There are about 10,000 agro dealer shops across Kenya. Most are run like kiosks on the side of the street and there is no difference between someone selling sugar and the person selling seeds, and yet the products are fundamentally different. The agro dealers need to have the knowledge, understanding and skills to be able to advise a farmer on what seed variety to plant and which chemical to use.
Smallholder farmers are stuck in a situation where the extension services officer doesn’t offer the right kind of advice and the person selling the farm inputs doesn’t know the products either. Farmers are therefore relying on rumours and half-truths to make decisions about the seed variety and agro chemicals they should use. That is not how agriculture should work in the 21st century.
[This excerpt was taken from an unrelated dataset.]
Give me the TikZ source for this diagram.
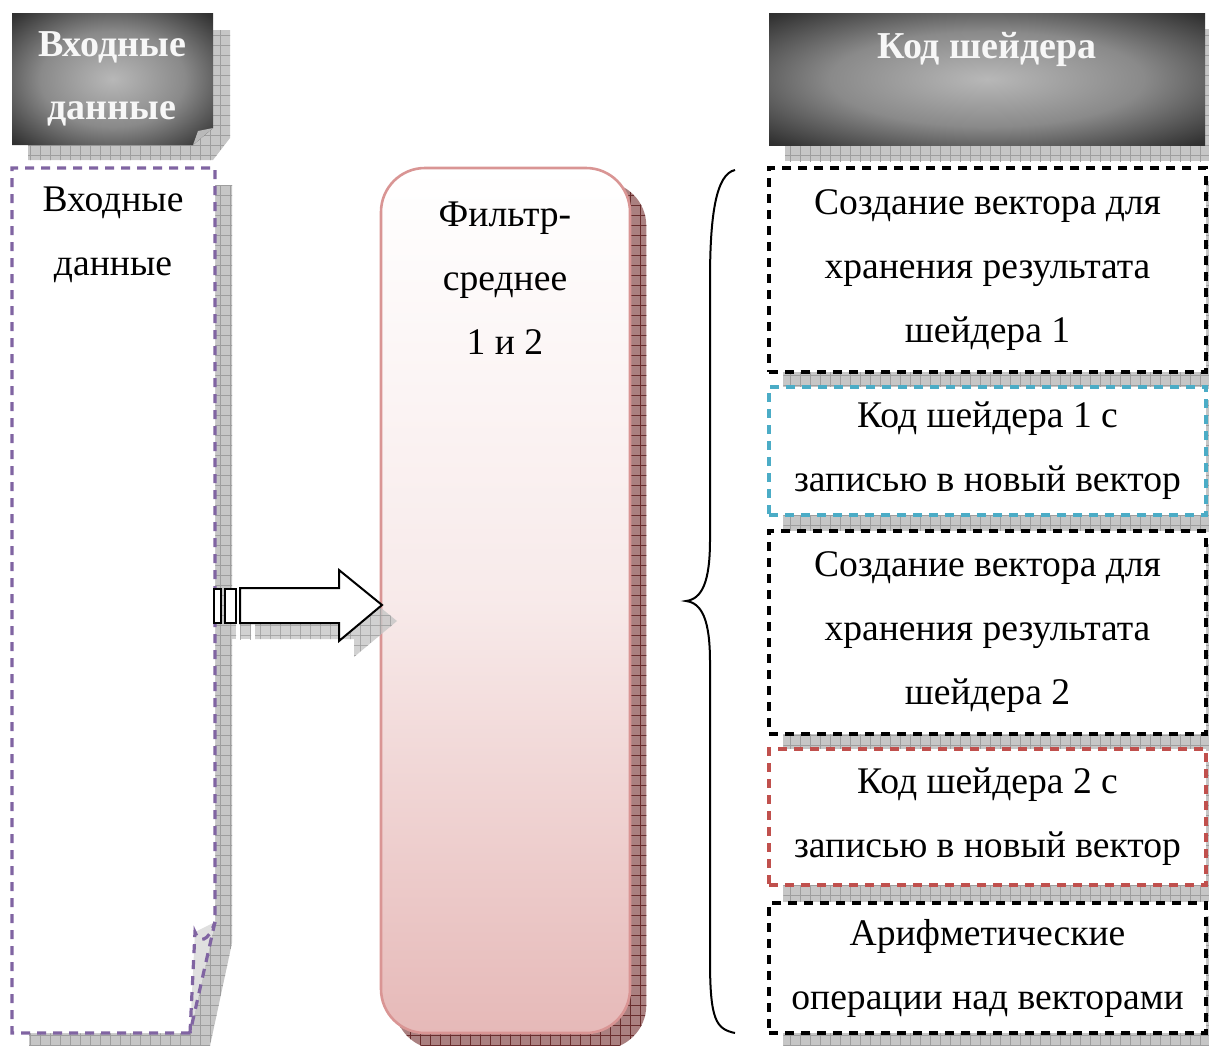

We need to do better – much, much better.
Tell us about the challenges you face in running this business.
Jiwa: One of the most important things about building a business like this is that you will make mistakes. We are in that mode where we completely understand that mistakes should be made; we want to make as many mistakes as early as possible and make sure we don’t repeat those mistakes. We have actually had to close one of the shops. This is a partnership and it has to be a win-win for all parties. We are working with people who don’t have an MBA. We need to understand how to deal with that, we need to be more forgiving and agree on where to draw the line and let go sometimes. I don’t think every shop will be successful 100% of the time. After we have the 25 shops we will look at the data and analyse whether or not we are having the impact we anticipated as well as assess the bottom line. This will determine how best we can scale the model.
The hurdles farmers face extend beyond inputs. There are infrastructural, access to markets and pricing challenges. What are they to do after a good harvest?
Jiwa: While we have started with the inputs and related support services, we have a very clear plan to focus on output markets too. For example, why do we have farmers in Baringo (an agricultural area in Kenya) producing mangos and they don’t know where to sell it? The tragedy in Africa today is that 40% of produce is lost post-harvest. Within a year and a half, we are going to have Farm Shop buying centres next to the existing input supply shops. Farmers can come into the buying centres with their produce where we will help them find a buyer. It needs to be a 360 degree cycle; if you buy improved inputs, you must also have guaranteed output markets.
There are also challenges with access to finance. Microfinance institutions in this country need to do better; how many actually provide agricultural loans in a country where 70% of the population is involved in agriculture? What do their agricultural loan portfolios look like? We intend to build a more effective platform where tailored financial services can be made available to farmers. Our ultimate goal is to provide multiple products and services to smallholder farmers through a rural network of well-managed one-stop shops.